Scientists from the McGill University and University of Pennsylvania have gathered conclusive evidence to show that climate change is the main reason for the disappearance of ice-free regions in the Arctic known as polynya.
The polynya was first observed in the Weddell Sea in the 1970s and it has not reappeared after 40 years. Scientists have been studying about this phenomenon's origins and researchers concluded that the last appearance of the polynya may be its last, because climate change is trapping warm water in beneath the ocean, preventing the formation of ice-free regions.
Analyzing data from measurements made by robotic floats and ship that sail around the Antarctica for the last six decades, the researchers concluded that climate change affects the ocean's salinity, trapping the warm waters below.
"Deep ocean waters only mix directly to the surface in a few small regions of the global ocean, so this has effectively shut one of the main conduits for deep ocean heat to escape," stated Casimir de Lavergne in a press release. Lavergne is the study lead author and graduate of McGill's Master in Atmospheric and Oceanic Sciences.
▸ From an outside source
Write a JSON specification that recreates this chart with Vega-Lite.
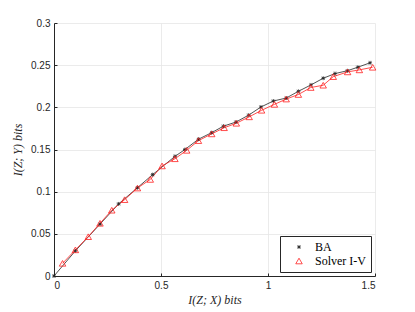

The study also showed that the freshwater lid trapping the warmer waters below are increasing due to more precipitation in the area. According to Jaime Palter, co-author of the studyand a professor in McGill's Department of Atmospheric and Oceanic Sciences, the polar ocean has become wetter and this new source of freshwater will prevent polynyas from resurfacing.
Furthermore, the new study may explain why the Antarctic Bottom Water has been declining throughout the years.
Eric Galbraith, study co-author and professor of McGill's Department of Earth and Planetary Sciences explains that, "The waters exposed in the Weddell polynya became very cold, making them very dense, so that they sunk down to become Antarctic Bottom Water that spread throughout the global ocean. This source of dense water was equal to at least twice the flow of all the rivers of the world combined, but with the surface capped by freshwater, it has been cut off."
This study was published in the Mar. 2 issue of Nature Climate Change.